§ INPUT
—————

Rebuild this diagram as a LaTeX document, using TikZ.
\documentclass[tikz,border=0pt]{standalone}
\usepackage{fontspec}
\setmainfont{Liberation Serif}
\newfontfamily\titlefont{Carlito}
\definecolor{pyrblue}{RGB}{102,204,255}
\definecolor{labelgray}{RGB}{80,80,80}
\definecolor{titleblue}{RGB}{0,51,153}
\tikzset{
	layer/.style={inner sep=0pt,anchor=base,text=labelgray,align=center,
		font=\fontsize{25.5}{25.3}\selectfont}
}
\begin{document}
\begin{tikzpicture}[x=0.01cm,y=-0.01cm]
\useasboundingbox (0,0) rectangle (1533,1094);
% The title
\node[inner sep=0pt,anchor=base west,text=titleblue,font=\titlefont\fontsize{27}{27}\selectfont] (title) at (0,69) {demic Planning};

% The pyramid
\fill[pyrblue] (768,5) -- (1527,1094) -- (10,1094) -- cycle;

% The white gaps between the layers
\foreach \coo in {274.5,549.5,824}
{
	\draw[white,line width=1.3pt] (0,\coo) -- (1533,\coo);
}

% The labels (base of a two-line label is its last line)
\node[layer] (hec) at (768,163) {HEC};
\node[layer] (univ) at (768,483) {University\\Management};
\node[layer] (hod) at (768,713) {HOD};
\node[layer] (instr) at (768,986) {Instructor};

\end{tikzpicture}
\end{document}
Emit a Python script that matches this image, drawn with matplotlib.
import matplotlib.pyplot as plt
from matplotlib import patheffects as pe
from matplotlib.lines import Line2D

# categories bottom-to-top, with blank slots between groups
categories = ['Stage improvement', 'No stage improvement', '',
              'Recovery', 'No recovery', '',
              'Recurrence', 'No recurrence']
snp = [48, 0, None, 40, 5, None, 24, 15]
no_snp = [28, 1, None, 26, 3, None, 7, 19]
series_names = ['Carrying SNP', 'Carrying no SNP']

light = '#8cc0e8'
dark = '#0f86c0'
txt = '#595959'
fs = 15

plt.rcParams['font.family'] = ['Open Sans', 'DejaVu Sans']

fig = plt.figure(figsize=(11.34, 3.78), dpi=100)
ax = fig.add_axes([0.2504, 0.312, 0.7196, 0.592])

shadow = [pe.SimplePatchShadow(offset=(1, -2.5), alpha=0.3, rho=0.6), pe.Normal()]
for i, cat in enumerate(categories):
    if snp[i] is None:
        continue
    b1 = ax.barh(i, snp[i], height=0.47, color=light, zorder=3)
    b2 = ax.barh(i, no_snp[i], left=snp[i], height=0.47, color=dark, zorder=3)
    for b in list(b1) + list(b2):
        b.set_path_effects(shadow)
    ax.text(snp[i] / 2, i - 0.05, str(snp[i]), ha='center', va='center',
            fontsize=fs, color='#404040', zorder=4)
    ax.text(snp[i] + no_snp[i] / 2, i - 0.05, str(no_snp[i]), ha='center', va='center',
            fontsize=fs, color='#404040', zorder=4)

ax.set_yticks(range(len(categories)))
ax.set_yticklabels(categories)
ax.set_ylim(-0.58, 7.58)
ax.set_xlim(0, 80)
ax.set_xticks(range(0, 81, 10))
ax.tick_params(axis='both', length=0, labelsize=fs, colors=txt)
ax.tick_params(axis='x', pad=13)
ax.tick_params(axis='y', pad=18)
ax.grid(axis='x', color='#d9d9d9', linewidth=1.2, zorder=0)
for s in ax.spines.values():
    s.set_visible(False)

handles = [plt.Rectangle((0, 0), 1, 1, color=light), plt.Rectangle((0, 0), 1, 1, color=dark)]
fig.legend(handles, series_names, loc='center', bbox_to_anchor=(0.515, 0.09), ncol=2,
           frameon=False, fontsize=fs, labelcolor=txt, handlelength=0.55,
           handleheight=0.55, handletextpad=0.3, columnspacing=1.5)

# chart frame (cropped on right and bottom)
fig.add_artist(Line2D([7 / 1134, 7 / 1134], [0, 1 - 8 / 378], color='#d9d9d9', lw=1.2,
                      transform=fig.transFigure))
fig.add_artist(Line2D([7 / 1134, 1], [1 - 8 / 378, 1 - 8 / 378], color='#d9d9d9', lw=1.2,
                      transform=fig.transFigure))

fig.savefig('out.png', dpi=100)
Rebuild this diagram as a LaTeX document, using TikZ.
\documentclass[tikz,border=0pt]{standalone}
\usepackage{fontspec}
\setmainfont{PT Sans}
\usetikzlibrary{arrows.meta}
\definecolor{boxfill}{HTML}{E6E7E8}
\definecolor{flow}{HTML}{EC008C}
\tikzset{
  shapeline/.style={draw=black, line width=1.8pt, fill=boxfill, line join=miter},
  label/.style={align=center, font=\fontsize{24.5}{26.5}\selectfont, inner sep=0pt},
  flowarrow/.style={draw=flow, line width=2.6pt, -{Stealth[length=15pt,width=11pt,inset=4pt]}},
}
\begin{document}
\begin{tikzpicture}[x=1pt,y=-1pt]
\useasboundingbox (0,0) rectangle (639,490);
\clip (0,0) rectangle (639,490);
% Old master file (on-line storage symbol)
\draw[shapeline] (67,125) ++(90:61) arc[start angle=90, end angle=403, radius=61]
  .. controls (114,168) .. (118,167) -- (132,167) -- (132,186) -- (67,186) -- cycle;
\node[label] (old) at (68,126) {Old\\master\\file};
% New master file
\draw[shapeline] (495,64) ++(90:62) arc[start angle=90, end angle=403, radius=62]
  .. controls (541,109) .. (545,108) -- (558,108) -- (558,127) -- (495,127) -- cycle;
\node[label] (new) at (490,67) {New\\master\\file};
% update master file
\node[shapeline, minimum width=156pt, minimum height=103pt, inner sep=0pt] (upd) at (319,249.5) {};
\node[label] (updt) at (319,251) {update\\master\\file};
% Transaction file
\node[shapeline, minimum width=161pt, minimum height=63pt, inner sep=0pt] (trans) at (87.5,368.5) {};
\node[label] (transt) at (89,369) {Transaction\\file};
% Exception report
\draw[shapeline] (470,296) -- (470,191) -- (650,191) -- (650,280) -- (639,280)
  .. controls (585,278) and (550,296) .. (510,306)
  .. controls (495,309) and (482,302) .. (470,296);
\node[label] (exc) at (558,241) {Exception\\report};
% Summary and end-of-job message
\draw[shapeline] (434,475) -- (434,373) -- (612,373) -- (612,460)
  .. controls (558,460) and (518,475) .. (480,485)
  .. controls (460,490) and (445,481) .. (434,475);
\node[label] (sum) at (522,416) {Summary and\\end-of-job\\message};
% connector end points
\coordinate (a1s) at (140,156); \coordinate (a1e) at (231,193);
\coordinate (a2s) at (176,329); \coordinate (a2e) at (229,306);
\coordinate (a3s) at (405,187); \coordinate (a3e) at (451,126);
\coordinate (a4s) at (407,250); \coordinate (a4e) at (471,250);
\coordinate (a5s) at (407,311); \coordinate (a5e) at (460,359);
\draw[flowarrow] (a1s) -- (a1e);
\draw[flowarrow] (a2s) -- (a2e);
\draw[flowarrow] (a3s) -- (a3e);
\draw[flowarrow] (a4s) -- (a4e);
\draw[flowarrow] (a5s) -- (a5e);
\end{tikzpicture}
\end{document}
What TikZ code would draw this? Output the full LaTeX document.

—————

§ TASK TO CARRY OUT
Quote all the records exactly, please, leaving none out.

§ COMPLETED TASK
Rebuild this diagram as a LaTeX document, using TikZ.
\documentclass[tikz,border=0pt]{standalone}
\usepackage{fontspec}
\setmainfont{Liberation Serif}
\newfontfamily\titlefont{Carlito}
\definecolor{pyrblue}{RGB}{102,204,255}
\definecolor{labelgray}{RGB}{80,80,80}
\definecolor{titleblue}{RGB}{0,51,153}
\tikzset{
	layer/.style={inner sep=0pt,anchor=base,text=labelgray,align=center,
		font=\fontsize{25.5}{25.3}\selectfont}
}
\begin{document}
\begin{tikzpicture}[x=0.01cm,y=-0.01cm]
\useasboundingbox (0,0) rectangle (1533,1094);
% The title
\node[inner sep=0pt,anchor=base west,text=titleblue,font=\titlefont\fontsize{27}{27}\selectfont] (title) at (0,69) {demic Planning};

% The pyramid
\fill[pyrblue] (768,5) -- (1527,1094) -- (10,1094) -- cycle;

% The white gaps between the layers
\foreach \coo in {274.5,549.5,824}
{
	\draw[white,line width=1.3pt] (0,\coo) -- (1533,\coo);
}

% The labels (base of a two-line label is its last line)
\node[layer] (hec) at (768,163) {HEC};
\node[layer] (univ) at (768,483) {University\\Management};
\node[layer] (hod) at (768,713) {HOD};
\node[layer] (instr) at (768,986) {Instructor};

\end{tikzpicture}
\end{document}
Emit a Python script that matches this image, drawn with matplotlib.
import matplotlib.pyplot as plt
from matplotlib import patheffects as pe
from matplotlib.lines import Line2D

# categories bottom-to-top, with blank slots between groups
categories = ['Stage improvement', 'No stage improvement', '',
              'Recovery', 'No recovery', '',
              'Recurrence', 'No recurrence']
snp = [48, 0, None, 40, 5, None, 24, 15]
no_snp = [28, 1, None, 26, 3, None, 7, 19]
series_names = ['Carrying SNP', 'Carrying no SNP']

light = '#8cc0e8'
dark = '#0f86c0'
txt = '#595959'
fs = 15

plt.rcParams['font.family'] = ['Open Sans', 'DejaVu Sans']

fig = plt.figure(figsize=(11.34, 3.78), dpi=100)
ax = fig.add_axes([0.2504, 0.312, 0.7196, 0.592])

shadow = [pe.SimplePatchShadow(offset=(1, -2.5), alpha=0.3, rho=0.6), pe.Normal()]
for i, cat in enumerate(categories):
    if snp[i] is None:
        continue
    b1 = ax.barh(i, snp[i], height=0.47, color=light, zorder=3)
    b2 = ax.barh(i, no_snp[i], left=snp[i], height=0.47, color=dark, zorder=3)
    for b in list(b1) + list(b2):
        b.set_path_effects(shadow)
    ax.text(snp[i] / 2, i - 0.05, str(snp[i]), ha='center', va='center',
            fontsize=fs, color='#404040', zorder=4)
    ax.text(snp[i] + no_snp[i] / 2, i - 0.05, str(no_snp[i]), ha='center', va='center',
            fontsize=fs, color='#404040', zorder=4)

ax.set_yticks(range(len(categories)))
ax.set_yticklabels(categories)
ax.set_ylim(-0.58, 7.58)
ax.set_xlim(0, 80)
ax.set_xticks(range(0, 81, 10))
ax.tick_params(axis='both', length=0, labelsize=fs, colors=txt)
ax.tick_params(axis='x', pad=13)
ax.tick_params(axis='y', pad=18)
ax.grid(axis='x', color='#d9d9d9', linewidth=1.2, zorder=0)
for s in ax.spines.values():
    s.set_visible(False)

handles = [plt.Rectangle((0, 0), 1, 1, color=light), plt.Rectangle((0, 0), 1, 1, color=dark)]
fig.legend(handles, series_names, loc='center', bbox_to_anchor=(0.515, 0.09), ncol=2,
           frameon=False, fontsize=fs, labelcolor=txt, handlelength=0.55,
           handleheight=0.55, handletextpad=0.3, columnspacing=1.5)

# chart frame (cropped on right and bottom)
fig.add_artist(Line2D([7 / 1134, 7 / 1134], [0, 1 - 8 / 378], color='#d9d9d9', lw=1.2,
                      transform=fig.transFigure))
fig.add_artist(Line2D([7 / 1134, 1], [1 - 8 / 378, 1 - 8 / 378], color='#d9d9d9', lw=1.2,
                      transform=fig.transFigure))

fig.savefig('out.png', dpi=100)
Rebuild this diagram as a LaTeX document, using TikZ.
\documentclass[tikz,border=0pt]{standalone}
\usepackage{fontspec}
\setmainfont{PT Sans}
\usetikzlibrary{arrows.meta}
\definecolor{boxfill}{HTML}{E6E7E8}
\definecolor{flow}{HTML}{EC008C}
\tikzset{
  shapeline/.style={draw=black, line width=1.8pt, fill=boxfill, line join=miter},
  label/.style={align=center, font=\fontsize{24.5}{26.5}\selectfont, inner sep=0pt},
  flowarrow/.style={draw=flow, line width=2.6pt, -{Stealth[length=15pt,width=11pt,inset=4pt]}},
}
\begin{document}
\begin{tikzpicture}[x=1pt,y=-1pt]
\useasboundingbox (0,0) rectangle (639,490);
\clip (0,0) rectangle (639,490);
% Old master file (on-line storage symbol)
\draw[shapeline] (67,125) ++(90:61) arc[start angle=90, end angle=403, radius=61]
  .. controls (114,168) .. (118,167) -- (132,167) -- (132,186) -- (67,186) -- cycle;
\node[label] (old) at (68,126) {Old\\master\\file};
% New master file
\draw[shapeline] (495,64) ++(90:62) arc[start angle=90, end angle=403, radius=62]
  .. controls (541,109) .. (545,108) -- (558,108) -- (558,127) -- (495,127) -- cycle;
\node[label] (new) at (490,67) {New\\master\\file};
% update master file
\node[shapeline, minimum width=156pt, minimum height=103pt, inner sep=0pt] (upd) at (319,249.5) {};
\node[label] (updt) at (319,251) {update\\master\\file};
% Transaction file
\node[shapeline, minimum width=161pt, minimum height=63pt, inner sep=0pt] (trans) at (87.5,368.5) {};
\node[label] (transt) at (89,369) {Transaction\\file};
% Exception report
\draw[shapeline] (470,296) -- (470,191) -- (650,191) -- (650,280) -- (639,280)
  .. controls (585,278) and (550,296) .. (510,306)
  .. controls (495,309) and (482,302) .. (470,296);
\node[label] (exc) at (558,241) {Exception\\report};
% Summary and end-of-job message
\draw[shapeline] (434,475) -- (434,373) -- (612,373) -- (612,460)
  .. controls (558,460) and (518,475) .. (480,485)
  .. controls (460,490) and (445,481) .. (434,475);
\node[label] (sum) at (522,416) {Summary and\\end-of-job\\message};
% connector end points
\coordinate (a1s) at (140,156); \coordinate (a1e) at (231,193);
\coordinate (a2s) at (176,329); \coordinate (a2e) at (229,306);
\coordinate (a3s) at (405,187); \coordinate (a3e) at (451,126);
\coordinate (a4s) at (407,250); \coordinate (a4e) at (471,250);
\coordinate (a5s) at (407,311); \coordinate (a5e) at (460,359);
\draw[flowarrow] (a1s) -- (a1e);
\draw[flowarrow] (a2s) -- (a2e);
\draw[flowarrow] (a3s) -- (a3e);
\draw[flowarrow] (a4s) -- (a4e);
\draw[flowarrow] (a5s) -- (a5e);
\end{tikzpicture}
\end{document}
What TikZ code would draw this? Output the full LaTeX document.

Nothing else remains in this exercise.